A selection of engagements across financial services, technology, and niche industries — showing how the framework plays out in practice.
After years of exponential growth, Spotify faced a different kind of challenge — not acquiring users, but converting them. The free tier was vast, but the path to premium wasn't clear, and growth had begun to plateau. The question was why.
The work started with a developmental lens: rather than treating the user base as a fixed population with a fixed conversion rate, we mapped how people's relationship with music actually evolves — from passive listening through active discovery to genuine investment in the experience. This produced a four-stage engagement typology, each with distinct behaviours, motivations, and friction points.
What emerged was a reframe: premium subscribers weren't simply the portion of the population willing to pay.

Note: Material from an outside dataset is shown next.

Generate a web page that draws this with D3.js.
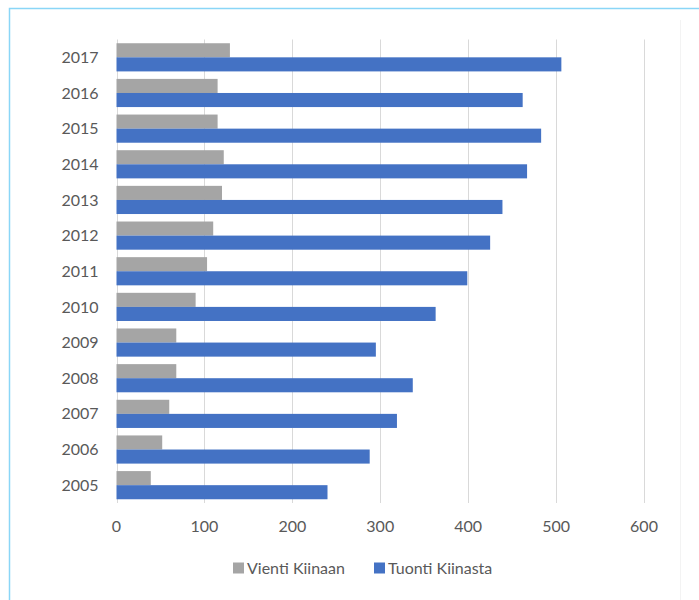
<!DOCTYPE html>
<html>
<head>
<meta charset="utf-8">
<script src="https://cdn.jsdelivr.net/npm/d3@7"></script>
<style>
  body { margin:0; background:#fff; }
  svg { display:block; }
</style>
</head>
<body>
<div id="chart"></div>
<script>
// years top to bottom, as in the picture
const years = ["2017","2016","2015","2014","2013","2012","2011","2010","2009","2008","2007","2006","2005"];
const vienti = [129, 115, 115, 122, 120, 110, 103, 90, 68, 68, 60, 52, 39];
const tuonti = [506, 462, 483, 467, 439, 425, 399, 363, 295, 337, 319, 288, 240];
const seriesNames = ["Vienti Kiinaan", "Tuonti Kiinasta"];
const seriesColors = ["#a5a5a5", "#4472c4"];
const xTicks = [0, 100, 200, 300, 400, 500, 600];

const W = 699, H = 600;
const font = "Lato, 'Open Sans', sans-serif";

const svg = d3.select("#chart").append("svg")
  .attr("width", W).attr("height", H);

// outer frame (only the top and left edges are in view)
svg.append("path")
  .attr("d", `M9.5,${H} V8.5 H${W}`)
  .attr("fill", "none")
  .attr("stroke", "#8ad6f7")
  .attr("stroke-width", 1.5);

svg.append("line")
  .attr("x1", 680.5).attr("x2", 680.5).attr("y1", 20).attr("y2", H)
  .attr("stroke", "#f3f3f3");

const x = d3.scaleLinear().domain([0, 600]).range([116.5, 644]);
const y = d3.scaleBand().domain(years).range([39.5, 503]).paddingInner(0.21).paddingOuter(0.105);
const ySub = d3.scaleBand().domain(seriesNames).range([0, y.bandwidth()]);

// gridlines
svg.append("g")
  .selectAll("line")
  .data(xTicks)
  .join("line")
  .attr("x1", d => Math.round(x(d)) + 0.5)
  .attr("x2", d => Math.round(x(d)) + 0.5)
  .attr("y1", 39.5).attr("y2", 503)
  .attr("stroke", "#d9d9d9")
  .attr("stroke-width", 1);

// bars
const rows = years.map((yr, i) => ({ yr, vals: [vienti[i], tuonti[i]] }));
const grp = svg.append("g").selectAll("g")
  .data(rows)
  .join("g")
  .attr("transform", d => `translate(0,${y(d.yr)})`);

grp.selectAll("rect")
  .data(d => d.vals.map((v, j) => ({ v, s: seriesNames[j], c: seriesColors[j] })))
  .join("rect")
  .attr("x", x(0))
  .attr("y", d => ySub(d.s))
  .attr("width", d => x(d.v) - x(0))
  .attr("height", ySub.bandwidth())
  .attr("fill", d => d.c);

// year labels
svg.append("g")
  .selectAll("text")
  .data(years)
  .join("text")
  .attr("x", 98.5)
  .attr("y", d => y(d) + y.bandwidth() / 2)
  .attr("dy", "0.35em")
  .attr("text-anchor", "end")
  .attr("font-family", font)
  .attr("font-size", 16)
  .attr("fill", "#595959")
  .text(d => d);

// x tick labels
svg.append("g")
  .selectAll("text")
  .data(xTicks)
  .join("text")
  .attr("x", d => x(d))
  .attr("y", 526)
  .attr("dy", "0.35em")
  .attr("text-anchor", "middle")
  .attr("font-family", font)
  .attr("font-size", 16)
  .attr("fill", "#595959")
  .text(d => d);

// legend
const legendX = [233, 374];
const lg = svg.append("g").selectAll("g")
  .data(seriesNames)
  .join("g")
  .attr("transform", (d, i) => `translate(${legendX[i]},568)`);
lg.append("rect")
  .attr("x", 0).attr("y", -5.5)
  .attr("width", 11).attr("height", 11)
  .attr("fill", (d, i) => seriesColors[i]);
lg.append("text")
  .attr("x", 14)
  .attr("dy", "0.35em")
  .attr("font-family", font)
  .attr("font-size", 16)
  .attr("fill", "#595959")
  .text(d => d);
</script>
</body>
</html>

They were users who had reached a stage of engagement where the free tier no longer matched what they needed. The implication was significant — grow engagement depth in free, and premium conversion follows. The free tier wasn't a revenue ceiling. It was a development pathway.
The segmentation fed directly into product strategy. For each stage, we outlined what the product should offer, what frictions to remove, and what signals indicated readiness to move. Editorial curation and algorithmically-generated playlists were identified as critical tools — not just for engagement, but for accelerating progression through the stages. Helping a listener discover they care about music at a deeper level is the precondition for everything else.
The framework also opened up a longer-term view: higher tiers built around richer listening experiences, more sophisticated tools, and deeper editorial voice — categories that didn't yet exist but had a clear developmental logic behind them.
From: what percentage of users will pay? To: how do we grow the number of users for whom paying is the obvious next step?